Discussion in 'Journalism topics only' started by Gator, Nov 6, 2009.

  1. Gator

    Gator Well-Known Member

    Even though I think it's a proper noun (because it came from the name of a team) AP won't capitalize it some of its stories. I'm sure there's no "proper" style, but what does everyone else do?
  2. sportsguydave

    sportsguydave Active Member

    At my last shop the style was down.

    At my next one, when I'm back in the driver's seat, it'll be up.
  3. joe king

    joe king Active Member

    Our style has always been formation names are up -- Wishbone, Run-and-shoot, Wildcat, Veer, Wing-T, etc. The only exception I see in our stylebook is shotgun, and I have no idea why.
  4. Michael_ Gee

    Michael_ Gee Well-Known Member

    I think Herald style was lower-case, but I forget. Most of the papers, magazines, etc. I read use capitalization on formation names. Actually, what the W/wildcat needs is a better name altogether.
  5. zeke12

    zeke12 Guest

    I put specific schemes; i.e. Wing-T, Wishbone up.

    But spread is so generic that I go down.

    So I suppose the argument is whether the Wildcat is specific enough to warrant upstyle.

    I made my choice just there.
  6. What about west coast offense?
  7. joe king

    joe king Active Member

    How about calling it what it really is -- the Single Wing.
  8. Michael_ Gee

    Michael_ Gee Well-Known Member

    Joe, it isn't a single wing, because there are two, not three guys in the backfield between the tackles. It's a double-wing, because the quarterback is split out. Of course, the double-wing was just a frill placed on the single wing when teams actually had guys who could pass. Then they cut to the chase and went to the T-formation.
  9. deskslave

    deskslave Active Member

    West Coast is capitalized on its own, so West Coast offense would be as well.

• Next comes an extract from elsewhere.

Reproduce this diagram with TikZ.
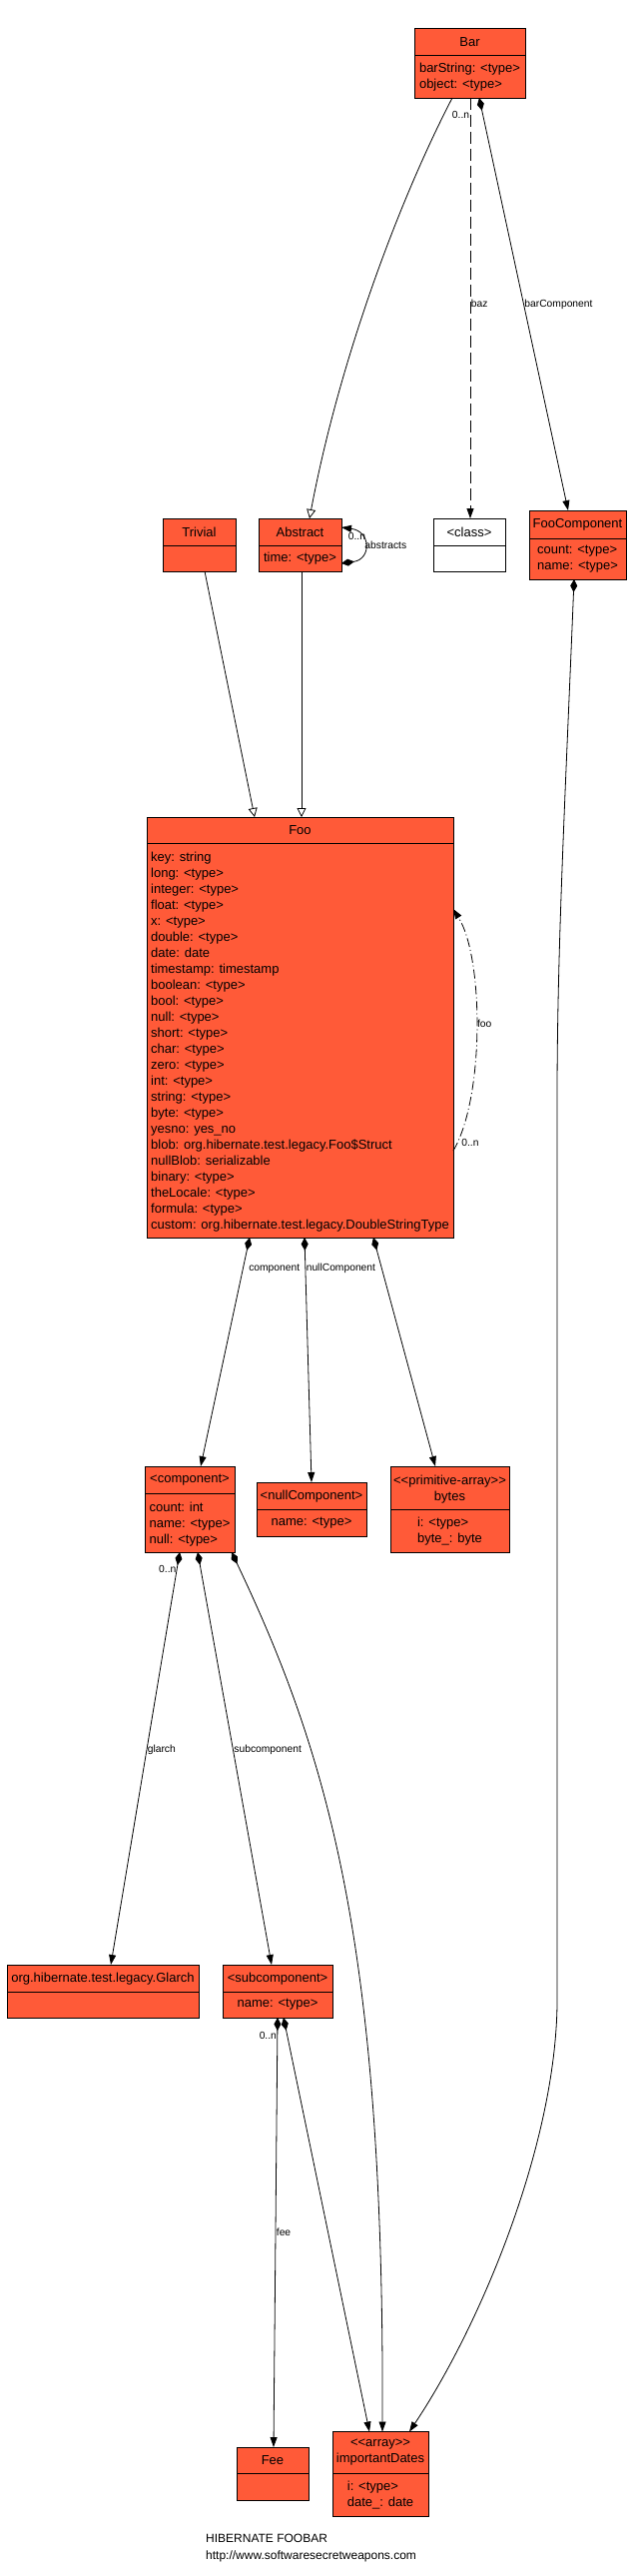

    Zeke, I think wishbone is generic enough to be down. And I think I've used wing-T in the past, but I could be making that up.
  10. clutchcargo

    clutchcargo Active Member

    coke or Coke?
  11. Rhody31

    Rhody31 Well-Known Member

    It's a basic formation. It just has the running back lining up at quarterback, which wouldn't make him a running back at all.
  12. mediaguy

    mediaguy Well-Known Member

    My paper has it lowercase now, and I disagree. It's taken from a proper noun, and just because that proper noun also exists as a common noun doesn't mean you take away the word's origin. If it were called the Genesee or the Pasqualoni, you wouldn't lowercase it, right?

    I think the term is getting overused, to where any offensive play not involving the starting quarterback taking the snap is called a Wildcat formation. There are variations where the regular QB lines up as a receiver that aren't necessarily Wildcat plays.